NIKOLAI MATHER, BYLINE: It’s a balmy summer night. I’m on a country road on the border of North and South Carolina with Jen Gore (ph) and Jen Hufham (ph). They have their hazard lights on, and they’re taking me for a very slow drive.
Why do we have to go 20 mph?
JEN HUFHAM: We’re at the pickup. I assume if we’re going faster, maybe the wind will be too much.
(SOUNDBITE OF HORN HONKING)
HUFHAM: Oh, see.
JEN GORE: Have a great day.
MATHER: Going this slow on a two-lane road means you’ll hear a lot of angry honks. But Gore and Hufham have to drive slow in order to collect bat calls. They’re volunteers for the North American Bat Monitoring program, or NABat for short. Gore and Hufham taped a special microphone to the roof of their Toyota. That way they can figure out which bats are flying overhead.
HUFHAM: Eastern red bat.
GORE: Yeah, we’re going to get some more through here.
MATHER: They pick up their first sound. Bats use high-pitched noises to hunt. It’s called echolocation. The sound bounces off of obstacles in their path, which allows them to kind of see in the dark. The noises are too high for humans to hear, which is why our volunteers use the microphone. The sound waves show up on an iPad that Hufham is holding. It’s connected to the microphone. A special app can identify the species.
HUFHAM: Oh, southeastern myotis – we didn’t get that one before.
MATHER: Already two bats in the can for these volunteers. And there are 17 species in North Carolina. We can also use technology to make the bat calls audible for the human ear. It sounds a little weird, but here it is.
(SOUNDBITE OF BAT CALLING)
MATHER: Every summer, thousands of citizen scientists across North America go on these excursions. They collect these bat calls in the field to share with researchers.
HUFHAM: How visible is the moon? It was, like, halfway visible before, wasn’t it?
MATHER: Hufham is checking the weather conditions. Volunteers have to record the temperature, the cloud coverage and other environmental data for each run.
HUFHAM: It was, like, cloudy but not covering it, really.
MATHER: We reached the end of the route. Gore turns off her hazard lights and drives us back to the gas station where we met. Every volunteer in every region follows the exact same procedure. Scientists need standardized data for their analyses to be accurate.
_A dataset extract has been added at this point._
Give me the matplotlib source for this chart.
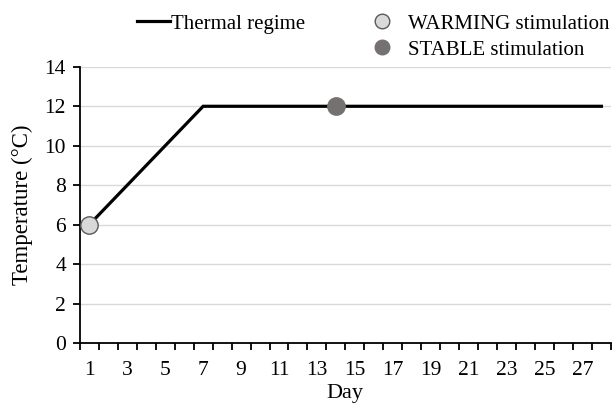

They take their job seriously, Hufham tells me, because they know this work matters.
HUFHAM: The data we collect helps us to look at what species are doing well, what species need our help, and what ecosystems are good for not just bats but other wildlife as well.
MATHER: And in just half an hour, we recorded 11 different bat species.
For NPR News, I’m Nikolai Mather in Wilmington, N.C.